-- Data start --

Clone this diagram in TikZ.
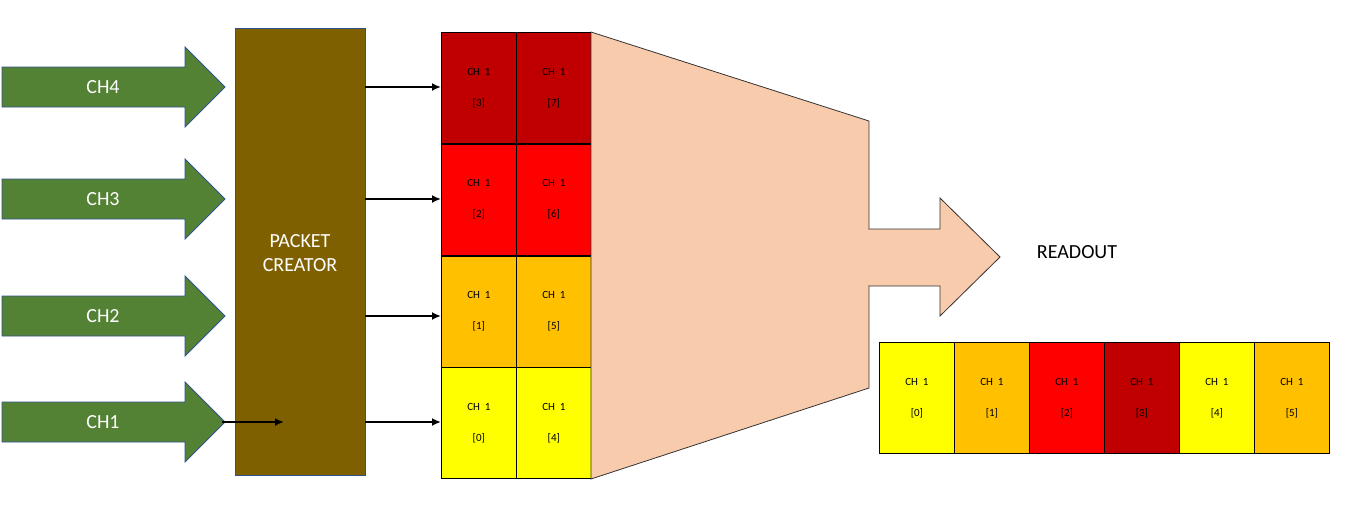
\documentclass[tikz,border=0pt]{standalone}
\usepackage{fontspec}
\setmainfont{Carlito}
\usetikzlibrary{arrows.meta}
\definecolor{grn}{HTML}{548235}
\definecolor{brn}{HTML}{7F6000}
\definecolor{bord}{HTML}{2F528F}
\definecolor{dred}{HTML}{C00000}
\definecolor{ored}{HTML}{FF0000}
\definecolor{org}{HTML}{FFC000}
\definecolor{yel}{HTML}{FFFF00}
\definecolor{peach}{HTML}{F8CBAD}
\begin{document}
\begin{tikzpicture}[x=1pt,y=-1pt,
  cell/.style={draw=black,line width=0.8pt,minimum width=75pt,minimum height=111pt,inner sep=0pt,anchor=north west,font=\fontsize{11}{11}\selectfont,align=center},
  conn/.style={line width=2.2pt,-{Latex[length=9pt,width=8pt]}},
  bigarrow/.style={fill=grn,draw=bord,line width=0.8pt}]
\useasboundingbox (0,0) rectangle (1371,507);
% input arrows
\foreach \y/\t in {87/CH4,199/CH3,316/CH2,422/CH1}{
  \draw[bigarrow] (2,\y-20) -- (185,\y-20) -- (185,\y-40) -- (225,\y) -- (185,\y+40) -- (185,\y+20) -- (2,\y+20) -- cycle;
  \node[text=white,font=\fontsize{20}{20}\selectfont] (in\t) at (103,\y) {\t};
}
\node[fill=brn,draw=bord,line width=0.8pt,minimum width=130pt,minimum height=447pt,anchor=north west,inner sep=0pt] (pc) at (235,28) {};
\node[text=white,font=\fontsize{20}{24}\selectfont,align=center] at (300,253) {PACKET\\CREATOR};
\coordinate (c1s) at (222,422);
\coordinate (c1e) at (284,422);
\draw[conn] (c1s) -- (c1e);
% grid
\foreach \r/\c/\a/\b in {0/dred/3/7,1/ored/2/6,2/org/1/5,3/yel/0/4}{
  \node[cell,fill=\c] (g\r a) at (441,32+111.75*\r) {CH\ \ 1\\[20pt][\a]};
  \node[cell,fill=\c] (g\r b) at (516,32+111.75*\r) {CH\ \ 1\\[20pt][\b]};
}
\foreach \r/\y in {0/87,1/199,2/316,3/422}{
  \coordinate (s\r) at (365,\y);
  \coordinate (e\r) at (441,\y);
  \draw[conn] (s\r) -- (e\r);
}
% trapezoid
\draw[fill=peach,draw=black!80,line width=0.8pt] (591,32) -- (869,121) -- (869,388) -- (591,479) -- cycle;
\draw[fill=peach,draw=black!80,line width=0.8pt] (869,229) -- (940,229) -- (940,198) -- (1000,257) -- (940,316) -- (940,286) -- (869,286);
\fill[peach] (867,230) rectangle (871,285);
\node[font=\fontsize{20}{20}\selectfont] (ro) at (1077,252) {READOUT};
% strip
\foreach \i/\c/\n in {0/yel/0,1/org/1,2/ored/2,3/dred/3,4/yel/4,5/org/5}{
  \node[cell,fill=\c] (s\i) at (879+75*\i,342) {CH\ \ 1\\[20pt][\n]};
}
\end{tikzpicture}
\end{document}
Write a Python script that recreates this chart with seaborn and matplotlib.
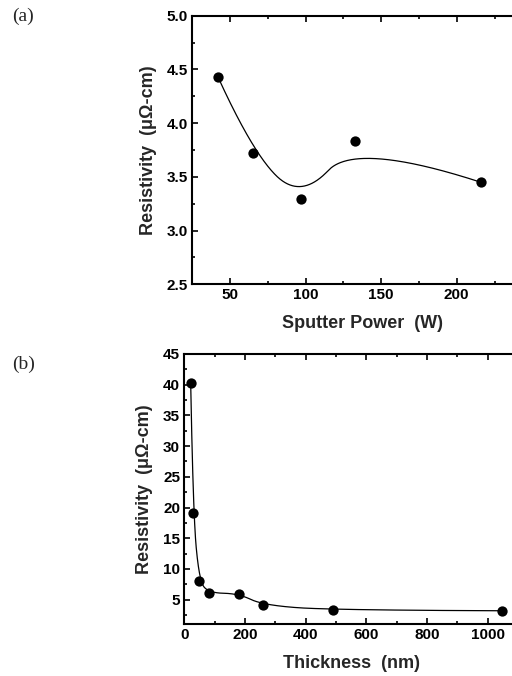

-- Data end --

Except for the pictures, give all the material above again verbatim.

Clone this diagram in TikZ.
\documentclass[tikz,border=0pt]{standalone}
\usepackage{fontspec}
\setmainfont{Carlito}
\usetikzlibrary{arrows.meta}
\definecolor{grn}{HTML}{548235}
\definecolor{brn}{HTML}{7F6000}
\definecolor{bord}{HTML}{2F528F}
\definecolor{dred}{HTML}{C00000}
\definecolor{ored}{HTML}{FF0000}
\definecolor{org}{HTML}{FFC000}
\definecolor{yel}{HTML}{FFFF00}
\definecolor{peach}{HTML}{F8CBAD}
\begin{document}
\begin{tikzpicture}[x=1pt,y=-1pt,
  cell/.style={draw=black,line width=0.8pt,minimum width=75pt,minimum height=111pt,inner sep=0pt,anchor=north west,font=\fontsize{11}{11}\selectfont,align=center},
  conn/.style={line width=2.2pt,-{Latex[length=9pt,width=8pt]}},
  bigarrow/.style={fill=grn,draw=bord,line width=0.8pt}]
\useasboundingbox (0,0) rectangle (1371,507);
% input arrows
\foreach \y/\t in {87/CH4,199/CH3,316/CH2,422/CH1}{
  \draw[bigarrow] (2,\y-20) -- (185,\y-20) -- (185,\y-40) -- (225,\y) -- (185,\y+40) -- (185,\y+20) -- (2,\y+20) -- cycle;
  \node[text=white,font=\fontsize{20}{20}\selectfont] (in\t) at (103,\y) {\t};
}
\node[fill=brn,draw=bord,line width=0.8pt,minimum width=130pt,minimum height=447pt,anchor=north west,inner sep=0pt] (pc) at (235,28) {};
\node[text=white,font=\fontsize{20}{24}\selectfont,align=center] at (300,253) {PACKET\\CREATOR};
\coordinate (c1s) at (222,422);
\coordinate (c1e) at (284,422);
\draw[conn] (c1s) -- (c1e);
% grid
\foreach \r/\c/\a/\b in {0/dred/3/7,1/ored/2/6,2/org/1/5,3/yel/0/4}{
  \node[cell,fill=\c] (g\r a) at (441,32+111.75*\r) {CH\ \ 1\\[20pt][\a]};
  \node[cell,fill=\c] (g\r b) at (516,32+111.75*\r) {CH\ \ 1\\[20pt][\b]};
}
\foreach \r/\y in {0/87,1/199,2/316,3/422}{
  \coordinate (s\r) at (365,\y);
  \coordinate (e\r) at (441,\y);
  \draw[conn] (s\r) -- (e\r);
}
% trapezoid
\draw[fill=peach,draw=black!80,line width=0.8pt] (591,32) -- (869,121) -- (869,388) -- (591,479) -- cycle;
\draw[fill=peach,draw=black!80,line width=0.8pt] (869,229) -- (940,229) -- (940,198) -- (1000,257) -- (940,316) -- (940,286) -- (869,286);
\fill[peach] (867,230) rectangle (871,285);
\node[font=\fontsize{20}{20}\selectfont] (ro) at (1077,252) {READOUT};
% strip
\foreach \i/\c/\n in {0/yel/0,1/org/1,2/ored/2,3/dred/3,4/yel/4,5/org/5}{
  \node[cell,fill=\c] (s\i) at (879+75*\i,342) {CH\ \ 1\\[20pt][\n]};
}
\end{tikzpicture}
\end{document}
Write a Python script that recreates this chart with seaborn and matplotlib.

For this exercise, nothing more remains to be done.